• [Recorded data]:

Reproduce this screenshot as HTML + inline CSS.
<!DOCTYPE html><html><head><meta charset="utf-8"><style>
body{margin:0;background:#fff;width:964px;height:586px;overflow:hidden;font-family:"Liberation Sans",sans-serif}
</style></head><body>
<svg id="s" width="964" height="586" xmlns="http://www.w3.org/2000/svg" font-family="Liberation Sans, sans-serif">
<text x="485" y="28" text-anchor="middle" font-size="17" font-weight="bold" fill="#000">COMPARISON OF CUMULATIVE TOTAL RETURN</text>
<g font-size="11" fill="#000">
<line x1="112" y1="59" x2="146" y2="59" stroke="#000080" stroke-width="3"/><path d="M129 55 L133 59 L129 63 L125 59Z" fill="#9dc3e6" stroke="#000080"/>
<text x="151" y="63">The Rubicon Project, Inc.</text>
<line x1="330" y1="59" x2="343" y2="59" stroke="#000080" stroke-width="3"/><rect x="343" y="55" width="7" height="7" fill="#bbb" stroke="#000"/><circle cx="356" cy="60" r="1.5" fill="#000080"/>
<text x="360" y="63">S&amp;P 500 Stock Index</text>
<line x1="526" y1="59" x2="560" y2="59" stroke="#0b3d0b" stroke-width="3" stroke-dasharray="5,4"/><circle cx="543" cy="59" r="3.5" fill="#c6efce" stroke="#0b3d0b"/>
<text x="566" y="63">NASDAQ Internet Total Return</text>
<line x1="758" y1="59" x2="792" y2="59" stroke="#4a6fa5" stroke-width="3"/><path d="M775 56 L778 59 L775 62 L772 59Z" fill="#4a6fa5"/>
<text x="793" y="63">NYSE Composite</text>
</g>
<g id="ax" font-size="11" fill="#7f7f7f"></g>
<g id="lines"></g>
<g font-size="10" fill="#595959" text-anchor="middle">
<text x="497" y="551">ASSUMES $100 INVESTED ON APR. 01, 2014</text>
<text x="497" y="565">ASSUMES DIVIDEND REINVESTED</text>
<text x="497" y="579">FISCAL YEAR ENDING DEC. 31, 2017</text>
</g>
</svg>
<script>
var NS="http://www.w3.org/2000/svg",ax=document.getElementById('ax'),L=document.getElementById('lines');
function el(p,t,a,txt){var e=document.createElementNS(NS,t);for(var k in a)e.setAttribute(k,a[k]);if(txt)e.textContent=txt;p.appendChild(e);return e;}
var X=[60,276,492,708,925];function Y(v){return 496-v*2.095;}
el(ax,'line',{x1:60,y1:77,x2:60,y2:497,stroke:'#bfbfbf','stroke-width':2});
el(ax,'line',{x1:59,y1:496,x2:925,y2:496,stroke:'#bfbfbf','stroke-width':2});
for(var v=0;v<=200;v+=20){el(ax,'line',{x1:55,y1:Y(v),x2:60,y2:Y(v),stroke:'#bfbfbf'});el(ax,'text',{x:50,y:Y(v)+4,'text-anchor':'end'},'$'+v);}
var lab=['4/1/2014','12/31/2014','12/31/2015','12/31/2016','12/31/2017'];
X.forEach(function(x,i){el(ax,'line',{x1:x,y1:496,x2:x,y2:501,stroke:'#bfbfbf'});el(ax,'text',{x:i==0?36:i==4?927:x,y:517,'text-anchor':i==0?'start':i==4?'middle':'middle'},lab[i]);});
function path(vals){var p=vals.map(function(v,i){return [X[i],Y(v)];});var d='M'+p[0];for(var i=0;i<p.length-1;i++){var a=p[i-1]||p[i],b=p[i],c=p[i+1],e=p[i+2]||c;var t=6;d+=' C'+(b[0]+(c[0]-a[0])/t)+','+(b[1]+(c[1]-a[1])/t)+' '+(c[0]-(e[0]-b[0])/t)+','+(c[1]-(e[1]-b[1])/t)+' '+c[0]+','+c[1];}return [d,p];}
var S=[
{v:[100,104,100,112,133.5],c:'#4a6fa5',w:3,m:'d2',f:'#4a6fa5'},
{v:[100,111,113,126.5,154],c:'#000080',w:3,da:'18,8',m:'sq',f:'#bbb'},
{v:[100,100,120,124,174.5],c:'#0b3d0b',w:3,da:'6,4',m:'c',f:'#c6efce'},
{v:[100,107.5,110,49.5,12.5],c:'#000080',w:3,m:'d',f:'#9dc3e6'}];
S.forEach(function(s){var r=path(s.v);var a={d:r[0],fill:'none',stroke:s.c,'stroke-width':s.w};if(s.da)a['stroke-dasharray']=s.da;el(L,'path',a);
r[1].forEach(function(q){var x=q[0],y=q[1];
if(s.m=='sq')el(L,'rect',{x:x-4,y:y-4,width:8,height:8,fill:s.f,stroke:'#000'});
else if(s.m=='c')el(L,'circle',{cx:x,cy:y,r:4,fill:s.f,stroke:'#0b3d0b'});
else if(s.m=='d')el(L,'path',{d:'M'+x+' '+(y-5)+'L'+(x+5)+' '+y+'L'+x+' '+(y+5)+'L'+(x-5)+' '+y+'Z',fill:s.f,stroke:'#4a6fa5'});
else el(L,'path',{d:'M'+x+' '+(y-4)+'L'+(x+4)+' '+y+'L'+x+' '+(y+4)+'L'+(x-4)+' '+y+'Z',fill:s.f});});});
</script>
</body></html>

• [Short exercise]: Write out each line of the data above again, exactly as given.

• [Correct response]:
Reproduce this screenshot as HTML + inline CSS.
<!DOCTYPE html><html><head><meta charset="utf-8"><style>
body{margin:0;background:#fff;width:964px;height:586px;overflow:hidden;font-family:"Liberation Sans",sans-serif}
</style></head><body>
<svg id="s" width="964" height="586" xmlns="http://www.w3.org/2000/svg" font-family="Liberation Sans, sans-serif">
<text x="485" y="28" text-anchor="middle" font-size="17" font-weight="bold" fill="#000">COMPARISON OF CUMULATIVE TOTAL RETURN</text>
<g font-size="11" fill="#000">
<line x1="112" y1="59" x2="146" y2="59" stroke="#000080" stroke-width="3"/><path d="M129 55 L133 59 L129 63 L125 59Z" fill="#9dc3e6" stroke="#000080"/>
<text x="151" y="63">The Rubicon Project, Inc.</text>
<line x1="330" y1="59" x2="343" y2="59" stroke="#000080" stroke-width="3"/><rect x="343" y="55" width="7" height="7" fill="#bbb" stroke="#000"/><circle cx="356" cy="60" r="1.5" fill="#000080"/>
<text x="360" y="63">S&amp;P 500 Stock Index</text>
<line x1="526" y1="59" x2="560" y2="59" stroke="#0b3d0b" stroke-width="3" stroke-dasharray="5,4"/><circle cx="543" cy="59" r="3.5" fill="#c6efce" stroke="#0b3d0b"/>
<text x="566" y="63">NASDAQ Internet Total Return</text>
<line x1="758" y1="59" x2="792" y2="59" stroke="#4a6fa5" stroke-width="3"/><path d="M775 56 L778 59 L775 62 L772 59Z" fill="#4a6fa5"/>
<text x="793" y="63">NYSE Composite</text>
</g>
<g id="ax" font-size="11" fill="#7f7f7f"></g>
<g id="lines"></g>
<g font-size="10" fill="#595959" text-anchor="middle">
<text x="497" y="551">ASSUMES $100 INVESTED ON APR. 01, 2014</text>
<text x="497" y="565">ASSUMES DIVIDEND REINVESTED</text>
<text x="497" y="579">FISCAL YEAR ENDING DEC. 31, 2017</text>
</g>
</svg>
<script>
var NS="http://www.w3.org/2000/svg",ax=document.getElementById('ax'),L=document.getElementById('lines');
function el(p,t,a,txt){var e=document.createElementNS(NS,t);for(var k in a)e.setAttribute(k,a[k]);if(txt)e.textContent=txt;p.appendChild(e);return e;}
var X=[60,276,492,708,925];function Y(v){return 496-v*2.095;}
el(ax,'line',{x1:60,y1:77,x2:60,y2:497,stroke:'#bfbfbf','stroke-width':2});
el(ax,'line',{x1:59,y1:496,x2:925,y2:496,stroke:'#bfbfbf','stroke-width':2});
for(var v=0;v<=200;v+=20){el(ax,'line',{x1:55,y1:Y(v),x2:60,y2:Y(v),stroke:'#bfbfbf'});el(ax,'text',{x:50,y:Y(v)+4,'text-anchor':'end'},'$'+v);}
var lab=['4/1/2014','12/31/2014','12/31/2015','12/31/2016','12/31/2017'];
X.forEach(function(x,i){el(ax,'line',{x1:x,y1:496,x2:x,y2:501,stroke:'#bfbfbf'});el(ax,'text',{x:i==0?36:i==4?927:x,y:517,'text-anchor':i==0?'start':i==4?'middle':'middle'},lab[i]);});
function path(vals){var p=vals.map(function(v,i){return [X[i],Y(v)];});var d='M'+p[0];for(var i=0;i<p.length-1;i++){var a=p[i-1]||p[i],b=p[i],c=p[i+1],e=p[i+2]||c;var t=6;d+=' C'+(b[0]+(c[0]-a[0])/t)+','+(b[1]+(c[1]-a[1])/t)+' '+(c[0]-(e[0]-b[0])/t)+','+(c[1]-(e[1]-b[1])/t)+' '+c[0]+','+c[1];}return [d,p];}
var S=[
{v:[100,104,100,112,133.5],c:'#4a6fa5',w:3,m:'d2',f:'#4a6fa5'},
{v:[100,111,113,126.5,154],c:'#000080',w:3,da:'18,8',m:'sq',f:'#bbb'},
{v:[100,100,120,124,174.5],c:'#0b3d0b',w:3,da:'6,4',m:'c',f:'#c6efce'},
{v:[100,107.5,110,49.5,12.5],c:'#000080',w:3,m:'d',f:'#9dc3e6'}];
S.forEach(function(s){var r=path(s.v);var a={d:r[0],fill:'none',stroke:s.c,'stroke-width':s.w};if(s.da)a['stroke-dasharray']=s.da;el(L,'path',a);
r[1].forEach(function(q){var x=q[0],y=q[1];
if(s.m=='sq')el(L,'rect',{x:x-4,y:y-4,width:8,height:8,fill:s.f,stroke:'#000'});
else if(s.m=='c')el(L,'circle',{cx:x,cy:y,r:4,fill:s.f,stroke:'#0b3d0b'});
else if(s.m=='d')el(L,'path',{d:'M'+x+' '+(y-5)+'L'+(x+5)+' '+y+'L'+x+' '+(y+5)+'L'+(x-5)+' '+y+'Z',fill:s.f,stroke:'#4a6fa5'});
else el(L,'path',{d:'M'+x+' '+(y-4)+'L'+(x+4)+' '+y+'L'+x+' '+(y+4)+'L'+(x-4)+' '+y+'Z',fill:s.f});});});
</script>
</body></html>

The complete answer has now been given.